As of June 2010, CJHDC had paid the BCDA P1.42 billion in rental payments, in spite of the failure of the BCDA/JHMC to establish the one-stop action center and process and issue permits within the 30-day guarantee period.
By then, CJHDC had only been able to develop approximately 20 percent—or fewer than four hectares—of the 18-hectare development area.
The arbitration did not go BCDA’s way. The two types of relief it had sought were both rejected: its demand for payment of ‘alleged’ rentals in arrears amounting to P3.3 billion and its request to have its extrajudicial rescission of the original lease agreement valid.
But since CJHDC had stopped payments, both parties were declared in mutual breach. The original lease agreement was declared as mutually rescinded and the panel ordered mutual restitution. The BCDA was found guilty of failing to abide by its 30-day guarantee under the 2008 agreement.
The BCDA was ordered to return all rents paid by CJHDC. In turn, CJHDC was ordered to return the leased premises “as far as practicable” with the improvements, meaning third-party buyers and investors in good faith were not included.

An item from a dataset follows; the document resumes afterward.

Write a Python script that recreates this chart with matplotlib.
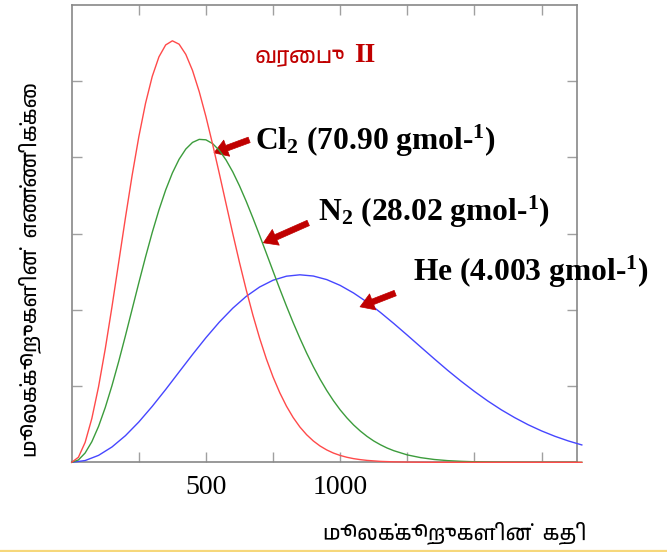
import matplotlib
matplotlib.use("Agg")
import matplotlib.pyplot as plt
from matplotlib import font_manager as fm
from matplotlib.lines import Line2D

# ---------------- data ----------------
cl2_speed = [0, 25, 50, 75, 100, 125, 150, 175, 200, 225, 250, 275, 300, 325, 350, 375,
             400, 425, 450, 475, 500, 525, 550, 575, 600, 625, 650, 675, 700, 725, 750,
             775, 800, 825, 850, 875, 900, 925, 950, 975, 1000, 1025, 1050, 1075, 1100,
             1150, 1200, 1250, 1300, 1350, 1900]
cl2_count = [0, 0.066, 0.261, 0.575, 0.991, 1.488, 2.040, 2.622, 3.205, 3.763, 4.271, 4.710,
             5.063, 5.320, 5.476, 5.530, 5.486, 5.352, 5.141, 4.863, 4.535, 4.171, 3.786,
             3.391, 3.000, 2.621, 2.263, 1.930, 1.628, 1.357, 1.119, 0.913, 0.736, 0.587,
             0.463, 0.362, 0.280, 0.214, 0.162, 0.121, 0.090, 0.066, 0.048, 0.035, 0.025,
             0.012, 0.006, 0.003, 0.001, 0, 0]

n2_speed = [0, 25, 50, 75, 100, 125, 150, 175, 200, 225, 250, 275, 300, 325, 350, 375,
            400, 425, 450, 475, 500, 525, 550, 575, 600, 625, 650, 675, 700, 725, 750,
            775, 800, 825, 850, 875, 900, 925, 950, 975, 1000, 1025, 1050, 1075, 1100,
            1125, 1150, 1175, 1200, 1250, 1300, 1350, 1400, 1450, 1500, 1550, 1600, 1650,
            1700, 1900]
n2_count = [0, 0.031, 0.122, 0.270, 0.471, 0.719, 1.006, 1.322, 1.659, 2.007, 2.355, 2.694,
            3.016, 3.311, 3.573, 3.796, 3.976, 4.110, 4.197, 4.237, 4.231, 4.181, 4.092,
            3.966, 3.810, 3.627, 3.424, 3.205, 2.977, 2.743, 2.508, 2.275, 2.049, 1.832,
            1.627, 1.434, 1.255, 1.091, 0.942, 0.808, 0.688, 0.583, 0.490, 0.410, 0.340,
            0.280, 0.230, 0.187, 0.152, 0.097, 0.061, 0.037, 0.022, 0.013, 0.007, 0.004,
            0.002, 0.001, 0, 0]

he_speed = [0, 50, 100, 150, 200, 250, 300, 350, 400, 450, 500, 550, 600, 650, 700, 750,
            800, 850, 900, 950, 1000, 1050, 1100, 1150, 1200, 1250, 1300, 1350, 1400, 1450,
            1500, 1550, 1600, 1650, 1700, 1750, 1800, 1850, 1900]
he_count = [0, 0.023, 0.091, 0.201, 0.349, 0.529, 0.734, 0.955, 1.185, 1.414, 1.635, 1.840,
            2.022, 2.177, 2.300, 2.389, 2.442, 2.460, 2.444, 2.397, 2.321, 2.221, 2.102,
            1.966, 1.820, 1.668, 1.513, 1.359, 1.208, 1.065, 0.930, 0.804, 0.689, 0.586,
            0.493, 0.412, 0.341, 0.280, 0.228]

x_ticks = [250, 500, 750, 1000, 1250, 1500, 1750]
x_tick_labels = ["", "500", "", "1000", "", "", ""]
y_ticks = [1, 2, 3, 4, 5]

title_ta = "வரைபு"
title_num = "II"
x_label = "மூலக்கூறுகளின்  கதி"
y_label = "மூலக்கூறுகளின்  எண்ணிக்கை"
label_cl2 = "Cl$_2$ (70.90 gmol-$^1$)"
label_n2 = "N$_2$ (28.02 gmol-$^1$)"
label_he = "He (4.003 gmol-$^1$)"

# arrow tips (on curves) and tails, in data units
arrow_cl2 = ((530, 4.06), (661, 4.23))
arrow_n2 = ((714, 2.88), (881, 3.14))
arrow_he = ((1074, 2.04), (1205, 2.22))


# ---------------- fonts ----------------
def find_tamil_font():
    try:
        from matplotlib.ft2font import FT2Font
    except Exception:
        return None
    cands = sorted(fm.fontManager.ttflist, key=lambda f: ("Tamil" not in f.name, f.name))
    seen = set()
    for f in cands:
        if "CJK" in f.name or f.fname in seen:
            continue
        seen.add(f.fname)
        try:
            if 0x0B95 in FT2Font(f.fname).get_charmap():
                return f.name
        except Exception:
            pass
    return None


tamil = find_tamil_font()
tamil_family = [tamil, "DejaVu Sans"] if tamil else ["DejaVu Sans"]
serif = "Liberation Serif"

plt.rcParams["mathtext.default"] = "regular"

W, H = 667, 552
fig = plt.figure(figsize=(W / 100, H / 100), dpi=100)
fig.patch.set_facecolor("white")


def fx(px):
    return px / W


def fy(py):
    return 1 - py / H


ax = fig.add_axes([fx(71.7), fy(462.3), fx(576.7) - fx(71.7), fy(5) - fy(462.3)])

ax.plot(he_speed, he_count, color="#4646ff", lw=1.0, zorder=3, clip_on=False)
ax.plot(n2_speed, n2_count, color="#3c9c3c", lw=1.0, zorder=4, clip_on=False)
ax.plot(cl2_speed, cl2_count, color="#ff4a4a", lw=1.0, zorder=5, clip_on=False)

ax.set_xlim(0, 1881)
ax.set_ylim(0, 6)
ax.set_xticks(x_ticks)
ax.set_xticklabels(x_tick_labels, fontfamily=serif, fontsize=20)
ax.set_yticks(y_ticks)
ax.set_yticklabels([])
ax.tick_params(axis="both", direction="in", length=7.5, width=1.0, color="#a0a0a0",
               top=True, right=True)
ax.tick_params(axis="x", pad=9)
for s in ax.spines.values():
    s.set_color("#888888")
    s.set_linewidth(1.2)

# annotations
ann_size = 22.7
fig.text(fx(255), fy(141), label_cl2, fontfamily=serif, fontweight="bold", fontsize=ann_size,
         ha="left", va="center")
fig.text(fx(318), fy(212), label_n2, fontfamily=serif, fontweight="bold", fontsize=ann_size,
         ha="left", va="center")
fig.text(fx(413), fy(272), label_he, fontfamily=serif, fontweight="bold", fontsize=ann_size,
         ha="left", va="center")

arrow_style = dict(arrowstyle="simple,head_length=0.75,head_width=0.95,tail_width=0.32",
                   fc="#c00000", ec="#c00000", lw=0.5, mutation_scale=13,
                   shrinkA=0, shrinkB=0)
for tip, tail in (arrow_cl2, arrow_n2, arrow_he):
    ax.annotate("", xy=tip, xytext=tail, arrowprops=arrow_style, annotation_clip=False)

# title
fig.text(fx(300), fy(58), title_ta, family=tamil_family, fontweight="bold", fontsize=16,
         color="#c00000", ha="center", va="center")
fig.text(fx(365), fy(55), title_num, fontfamily=serif, fontweight="bold", fontsize=20,
         color="#c00000", ha="center", va="center")

# axis labels
fig.text(fx(455), fy(533), x_label, family=tamil_family, fontweight="bold", fontsize=15,
         ha="center", va="center")
fig.text(fx(30), fy(270), y_label, family=tamil_family, fontweight="bold", fontsize=15,
         rotation=90, ha="center", va="center")

# thin yellow rule along the bottom edge
fig.add_artist(Line2D([0, 1], [fy(550.5), fy(550.5)], transform=fig.transFigure,
                      color="#f6d77a", lw=1.6))

fig.savefig("out.png", dpi=100, facecolor="white")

Most recently, the Court of Appeals issued a decision that followed a 60-day temporary restraining order against the BCDA and other public respondents in the case before the Baguio Regional Trial Court.
In effect, the CA ruled that Camp John Hay homeowners and all third-party investors are all buyers in good faith and cannot be evicted without due process.
Because of its actions, the BCDA has foregone about P5.2 billion worth of potential lease revenue, with 25 percent of that amount going to Baguio City.
More jobs would have been generated and up to seven new building structures would have been constructed.
What we do find worrying in these arguments is embroiling all those homeowners who had invested in good faith and built or bought houses there.
This is not a pedantic legal issue; this is one of decent common humanity, of fair play supposedly by a compassionate government.
PPP projects, like the one involving Camp John Hay, are not perfect. But disagreements can be worked out as long as both parties are willing to negotiate in good faith. This does not seem to be the case here.